[Plotting code records]
================

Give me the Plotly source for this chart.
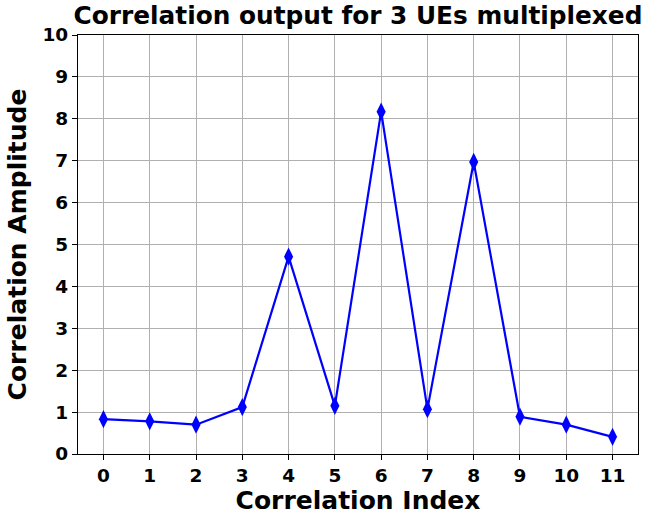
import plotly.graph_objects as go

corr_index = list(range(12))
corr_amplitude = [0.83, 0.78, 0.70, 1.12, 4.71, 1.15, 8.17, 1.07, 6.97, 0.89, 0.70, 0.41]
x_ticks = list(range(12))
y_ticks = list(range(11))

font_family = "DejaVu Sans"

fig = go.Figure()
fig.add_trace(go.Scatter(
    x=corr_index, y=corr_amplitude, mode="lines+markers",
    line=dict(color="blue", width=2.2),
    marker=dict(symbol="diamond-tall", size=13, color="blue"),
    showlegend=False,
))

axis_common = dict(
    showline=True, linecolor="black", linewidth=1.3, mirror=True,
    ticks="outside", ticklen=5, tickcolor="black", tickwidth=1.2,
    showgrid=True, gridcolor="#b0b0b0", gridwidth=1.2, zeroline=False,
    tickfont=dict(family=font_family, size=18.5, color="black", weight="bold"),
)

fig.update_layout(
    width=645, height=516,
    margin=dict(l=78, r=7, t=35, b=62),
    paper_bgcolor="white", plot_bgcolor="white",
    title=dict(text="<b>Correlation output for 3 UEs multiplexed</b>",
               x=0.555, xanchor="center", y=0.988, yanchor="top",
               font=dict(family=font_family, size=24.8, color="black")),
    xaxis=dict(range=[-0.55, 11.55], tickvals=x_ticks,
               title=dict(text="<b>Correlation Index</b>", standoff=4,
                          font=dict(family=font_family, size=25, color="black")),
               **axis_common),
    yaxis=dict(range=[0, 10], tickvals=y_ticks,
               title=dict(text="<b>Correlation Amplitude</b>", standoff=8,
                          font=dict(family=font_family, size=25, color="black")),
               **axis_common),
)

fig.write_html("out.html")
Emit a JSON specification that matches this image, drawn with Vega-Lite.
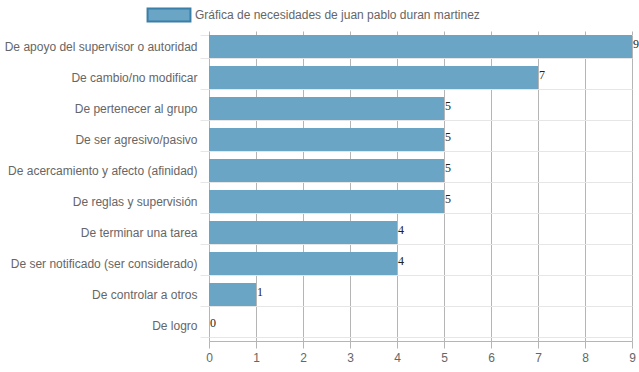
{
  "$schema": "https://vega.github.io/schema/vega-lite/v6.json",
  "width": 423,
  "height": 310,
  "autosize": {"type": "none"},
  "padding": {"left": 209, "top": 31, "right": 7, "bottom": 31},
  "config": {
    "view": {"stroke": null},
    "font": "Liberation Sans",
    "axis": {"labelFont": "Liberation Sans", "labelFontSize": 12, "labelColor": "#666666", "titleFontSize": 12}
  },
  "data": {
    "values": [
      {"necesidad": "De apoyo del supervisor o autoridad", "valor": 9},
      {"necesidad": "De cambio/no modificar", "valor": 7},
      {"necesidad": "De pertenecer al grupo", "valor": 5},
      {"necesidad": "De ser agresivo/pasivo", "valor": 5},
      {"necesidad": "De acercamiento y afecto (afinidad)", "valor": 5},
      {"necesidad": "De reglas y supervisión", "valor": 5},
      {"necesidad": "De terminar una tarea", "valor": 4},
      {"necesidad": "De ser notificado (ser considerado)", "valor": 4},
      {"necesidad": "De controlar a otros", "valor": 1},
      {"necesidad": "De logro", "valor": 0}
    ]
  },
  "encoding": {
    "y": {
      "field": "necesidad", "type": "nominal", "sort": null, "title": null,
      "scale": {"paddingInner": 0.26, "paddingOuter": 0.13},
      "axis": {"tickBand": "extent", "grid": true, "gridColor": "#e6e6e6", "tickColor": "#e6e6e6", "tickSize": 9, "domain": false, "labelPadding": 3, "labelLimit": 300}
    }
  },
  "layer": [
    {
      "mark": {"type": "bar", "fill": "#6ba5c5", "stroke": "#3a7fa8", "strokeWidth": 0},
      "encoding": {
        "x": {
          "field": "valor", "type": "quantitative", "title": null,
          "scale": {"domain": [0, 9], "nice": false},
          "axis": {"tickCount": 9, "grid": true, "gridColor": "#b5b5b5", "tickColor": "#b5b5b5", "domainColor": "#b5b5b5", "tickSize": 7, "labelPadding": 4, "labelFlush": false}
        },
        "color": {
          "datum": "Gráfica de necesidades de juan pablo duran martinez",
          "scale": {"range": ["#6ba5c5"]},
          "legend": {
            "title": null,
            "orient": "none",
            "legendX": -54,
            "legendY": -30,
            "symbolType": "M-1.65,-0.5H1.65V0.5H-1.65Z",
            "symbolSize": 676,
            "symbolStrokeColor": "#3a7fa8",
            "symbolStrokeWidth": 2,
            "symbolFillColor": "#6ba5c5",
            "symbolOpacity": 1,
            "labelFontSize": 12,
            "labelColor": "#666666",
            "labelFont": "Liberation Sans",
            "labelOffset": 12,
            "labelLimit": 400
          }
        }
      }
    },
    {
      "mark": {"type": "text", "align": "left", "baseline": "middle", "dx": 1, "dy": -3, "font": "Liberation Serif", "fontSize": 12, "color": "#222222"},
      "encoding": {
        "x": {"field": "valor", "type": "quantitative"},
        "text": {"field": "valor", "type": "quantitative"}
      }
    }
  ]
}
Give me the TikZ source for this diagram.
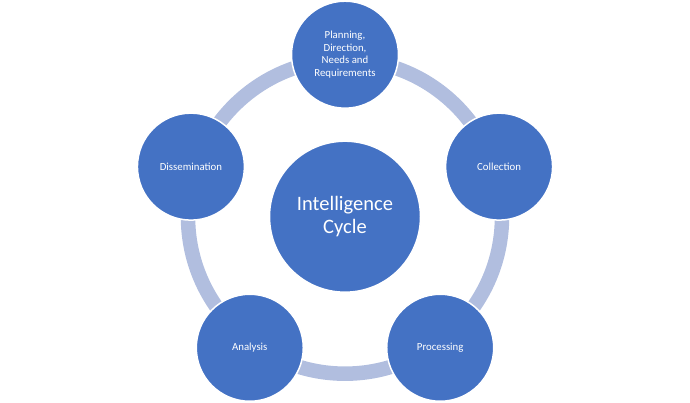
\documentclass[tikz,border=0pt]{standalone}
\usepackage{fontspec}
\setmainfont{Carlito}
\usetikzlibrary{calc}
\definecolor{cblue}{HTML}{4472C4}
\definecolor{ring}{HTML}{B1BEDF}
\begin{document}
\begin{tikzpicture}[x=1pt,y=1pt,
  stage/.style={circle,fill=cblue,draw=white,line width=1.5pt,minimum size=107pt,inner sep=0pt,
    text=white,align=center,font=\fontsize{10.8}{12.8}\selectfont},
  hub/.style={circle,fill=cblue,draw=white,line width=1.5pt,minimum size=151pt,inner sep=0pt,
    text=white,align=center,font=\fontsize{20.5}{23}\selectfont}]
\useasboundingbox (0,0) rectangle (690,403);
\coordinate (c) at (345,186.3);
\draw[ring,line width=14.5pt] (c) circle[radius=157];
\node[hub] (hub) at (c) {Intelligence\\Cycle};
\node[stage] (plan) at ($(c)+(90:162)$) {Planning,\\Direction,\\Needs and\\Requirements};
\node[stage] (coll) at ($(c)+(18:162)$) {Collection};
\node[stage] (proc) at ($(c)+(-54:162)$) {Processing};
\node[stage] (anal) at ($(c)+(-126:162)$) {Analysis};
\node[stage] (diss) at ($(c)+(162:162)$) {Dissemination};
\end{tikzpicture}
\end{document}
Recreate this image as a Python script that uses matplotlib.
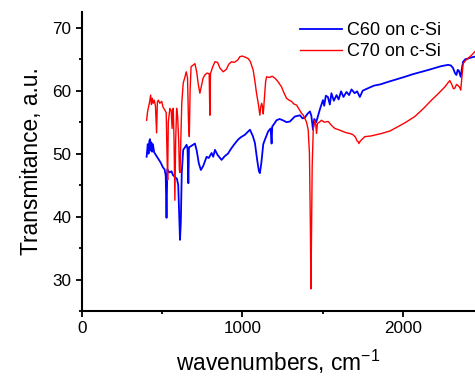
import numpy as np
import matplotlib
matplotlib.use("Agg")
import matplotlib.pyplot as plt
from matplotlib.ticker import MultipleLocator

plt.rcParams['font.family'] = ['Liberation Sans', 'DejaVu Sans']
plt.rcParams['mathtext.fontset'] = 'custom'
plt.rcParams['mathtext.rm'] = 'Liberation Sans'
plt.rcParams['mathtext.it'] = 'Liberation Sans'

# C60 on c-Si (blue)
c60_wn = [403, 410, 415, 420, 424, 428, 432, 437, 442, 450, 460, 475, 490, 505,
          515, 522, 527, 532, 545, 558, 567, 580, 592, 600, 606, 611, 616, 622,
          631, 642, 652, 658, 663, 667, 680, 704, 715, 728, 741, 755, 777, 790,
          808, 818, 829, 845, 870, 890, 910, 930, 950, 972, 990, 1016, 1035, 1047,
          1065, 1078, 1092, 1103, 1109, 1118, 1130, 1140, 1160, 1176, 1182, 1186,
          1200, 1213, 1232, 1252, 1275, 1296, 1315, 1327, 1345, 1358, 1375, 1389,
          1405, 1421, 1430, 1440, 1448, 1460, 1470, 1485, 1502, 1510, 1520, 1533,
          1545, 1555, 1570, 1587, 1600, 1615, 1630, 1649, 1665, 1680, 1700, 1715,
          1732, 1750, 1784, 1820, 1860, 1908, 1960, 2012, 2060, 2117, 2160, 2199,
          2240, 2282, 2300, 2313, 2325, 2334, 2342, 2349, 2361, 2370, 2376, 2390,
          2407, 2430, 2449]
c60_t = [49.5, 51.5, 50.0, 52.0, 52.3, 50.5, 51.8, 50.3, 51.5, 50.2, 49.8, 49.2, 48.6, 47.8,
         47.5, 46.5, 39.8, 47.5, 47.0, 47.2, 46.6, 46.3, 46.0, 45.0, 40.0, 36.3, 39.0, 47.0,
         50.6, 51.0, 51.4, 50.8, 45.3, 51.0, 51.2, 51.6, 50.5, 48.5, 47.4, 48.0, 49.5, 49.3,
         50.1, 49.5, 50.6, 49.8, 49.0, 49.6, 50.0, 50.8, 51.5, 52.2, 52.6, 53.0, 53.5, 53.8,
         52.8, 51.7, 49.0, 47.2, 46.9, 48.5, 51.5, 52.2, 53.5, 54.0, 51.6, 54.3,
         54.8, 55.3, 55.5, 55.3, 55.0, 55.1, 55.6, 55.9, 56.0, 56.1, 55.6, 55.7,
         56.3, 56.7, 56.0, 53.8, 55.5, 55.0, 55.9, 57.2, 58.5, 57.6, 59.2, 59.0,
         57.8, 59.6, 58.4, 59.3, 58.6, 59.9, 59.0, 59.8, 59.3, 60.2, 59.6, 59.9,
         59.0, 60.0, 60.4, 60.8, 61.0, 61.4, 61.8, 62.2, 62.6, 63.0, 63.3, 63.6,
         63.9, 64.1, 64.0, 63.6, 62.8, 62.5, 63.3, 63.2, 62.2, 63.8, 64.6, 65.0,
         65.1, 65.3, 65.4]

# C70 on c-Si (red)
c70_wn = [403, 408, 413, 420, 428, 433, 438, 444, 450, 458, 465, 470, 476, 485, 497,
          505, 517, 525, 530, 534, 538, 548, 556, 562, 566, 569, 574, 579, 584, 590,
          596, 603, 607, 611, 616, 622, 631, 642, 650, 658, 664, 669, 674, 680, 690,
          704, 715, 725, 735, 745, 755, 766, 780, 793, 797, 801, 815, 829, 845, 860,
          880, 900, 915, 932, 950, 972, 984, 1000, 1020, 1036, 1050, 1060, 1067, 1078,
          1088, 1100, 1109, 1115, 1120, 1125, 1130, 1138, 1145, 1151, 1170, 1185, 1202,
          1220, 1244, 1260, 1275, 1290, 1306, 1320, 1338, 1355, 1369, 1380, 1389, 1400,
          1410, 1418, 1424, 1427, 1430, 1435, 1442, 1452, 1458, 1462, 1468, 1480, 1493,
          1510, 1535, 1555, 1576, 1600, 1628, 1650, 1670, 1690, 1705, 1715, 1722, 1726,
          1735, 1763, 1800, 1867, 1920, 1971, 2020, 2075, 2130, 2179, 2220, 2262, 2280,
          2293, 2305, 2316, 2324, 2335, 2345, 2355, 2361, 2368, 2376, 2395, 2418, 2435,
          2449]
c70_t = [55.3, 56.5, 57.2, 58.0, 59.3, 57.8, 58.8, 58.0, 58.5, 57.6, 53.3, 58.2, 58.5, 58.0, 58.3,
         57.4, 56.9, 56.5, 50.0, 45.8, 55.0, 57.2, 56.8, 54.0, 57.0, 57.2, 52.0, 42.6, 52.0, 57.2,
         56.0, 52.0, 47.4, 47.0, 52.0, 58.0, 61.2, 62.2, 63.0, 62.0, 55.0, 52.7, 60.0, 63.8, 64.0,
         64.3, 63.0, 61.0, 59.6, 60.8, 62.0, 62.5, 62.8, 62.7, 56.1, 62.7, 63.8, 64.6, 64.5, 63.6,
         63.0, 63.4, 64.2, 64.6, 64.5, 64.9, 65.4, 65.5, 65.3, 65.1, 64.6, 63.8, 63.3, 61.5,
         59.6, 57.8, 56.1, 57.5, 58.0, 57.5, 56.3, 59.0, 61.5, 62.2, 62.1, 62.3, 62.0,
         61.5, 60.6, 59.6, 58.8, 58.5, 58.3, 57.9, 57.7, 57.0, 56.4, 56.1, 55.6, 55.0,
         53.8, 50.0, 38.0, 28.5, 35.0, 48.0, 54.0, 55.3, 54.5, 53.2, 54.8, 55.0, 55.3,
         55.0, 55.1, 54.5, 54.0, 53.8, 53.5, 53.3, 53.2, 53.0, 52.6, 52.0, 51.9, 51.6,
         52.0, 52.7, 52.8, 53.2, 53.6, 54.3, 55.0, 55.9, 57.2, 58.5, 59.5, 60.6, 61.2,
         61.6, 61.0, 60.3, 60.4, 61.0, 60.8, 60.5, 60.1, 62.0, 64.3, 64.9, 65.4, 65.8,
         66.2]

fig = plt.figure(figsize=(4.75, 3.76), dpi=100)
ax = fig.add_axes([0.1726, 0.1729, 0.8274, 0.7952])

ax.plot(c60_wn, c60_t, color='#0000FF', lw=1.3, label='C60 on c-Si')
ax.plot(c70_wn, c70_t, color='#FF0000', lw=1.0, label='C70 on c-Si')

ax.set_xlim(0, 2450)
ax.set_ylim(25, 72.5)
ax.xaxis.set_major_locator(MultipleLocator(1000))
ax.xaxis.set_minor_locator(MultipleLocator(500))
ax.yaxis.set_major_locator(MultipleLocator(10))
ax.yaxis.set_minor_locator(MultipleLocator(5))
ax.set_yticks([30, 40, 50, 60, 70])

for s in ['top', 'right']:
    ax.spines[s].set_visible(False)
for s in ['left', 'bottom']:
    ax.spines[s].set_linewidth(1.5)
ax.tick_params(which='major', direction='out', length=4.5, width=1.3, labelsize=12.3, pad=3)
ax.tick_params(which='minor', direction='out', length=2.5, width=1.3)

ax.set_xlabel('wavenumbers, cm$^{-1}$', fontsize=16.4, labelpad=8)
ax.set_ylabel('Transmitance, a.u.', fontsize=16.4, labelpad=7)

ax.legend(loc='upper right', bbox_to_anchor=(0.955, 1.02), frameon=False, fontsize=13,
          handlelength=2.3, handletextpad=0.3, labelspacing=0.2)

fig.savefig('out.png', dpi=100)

================

● What is asked:
Without the pictures, write out the lines from the beginning of the entries through the line with "y_ticks = list(range(11))".

● Solution for this task:
Give me the Plotly source for this chart.
import plotly.graph_objects as go

corr_index = list(range(12))
corr_amplitude = [0.83, 0.78, 0.70, 1.12, 4.71, 1.15, 8.17, 1.07, 6.97, 0.89, 0.70, 0.41]
x_ticks = list(range(12))
y_ticks = list(range(11))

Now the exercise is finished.